I did enjoy, particularly as downloading and dragging the .mp3 files into iTunes was smooth as butter, and with new equipment downstairs and AppleTV as an intermediary I was able to appreciate the superb recording quality and, too, exuberant performances, some of which are by an (excellent) student orchestra, with extravagant exotic instrumentation (I did not feel any need to explore the even higher quality "WAV" option).
The documentary information for this release is however, rather basic, not to be compared with those reviewed above, and it will be interesting to compare with the presentation of the corresponding physical CD.
Yes, Friedrich Goldmann (1941 – 2009) is a composer whose music ought to become known posthumously in UK, but with so many others from "abroad", live and dead, jostling for ever fewer opportunities here (especially for orchestral music) his chances are not good...
A more worrying "new format" is to be found on a couple of Barenboim discs received for review.
My picture shows the totality of the information supplied for the recital!
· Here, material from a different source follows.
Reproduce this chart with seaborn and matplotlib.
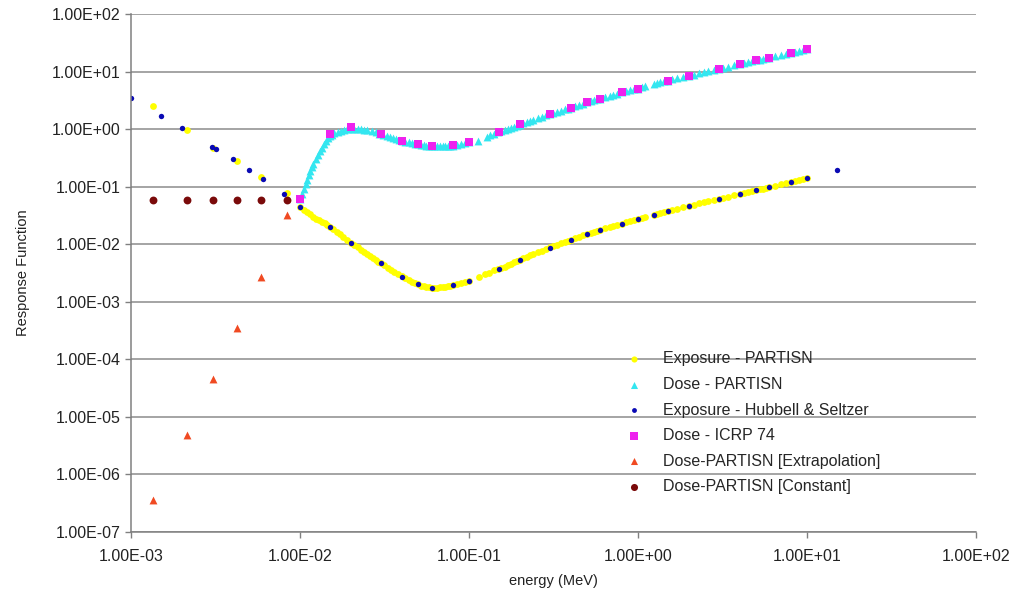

Nothing on the blank reverse of the single page, no CD number, not even the date of the live recording (there is applause) ! *
Yet it made for pleasant listening over breakfast, idiomatic playing if with some roughnesses...
Is this one way it is all going?
q.v. Colin Anderson on this same recital: http://theclassicalreview.com/cds-dvds/2011/01/daniel-barenboim-the-warsaw-recital/
Peter Grahame Woolf
* Another, with similar absence of any presentation, has a lucid account of Schoenberg's Variations for Orchestra with his West-Eastern Divan Orchestra [also on Decca Classics 4782719 - that version probably does have some notes?].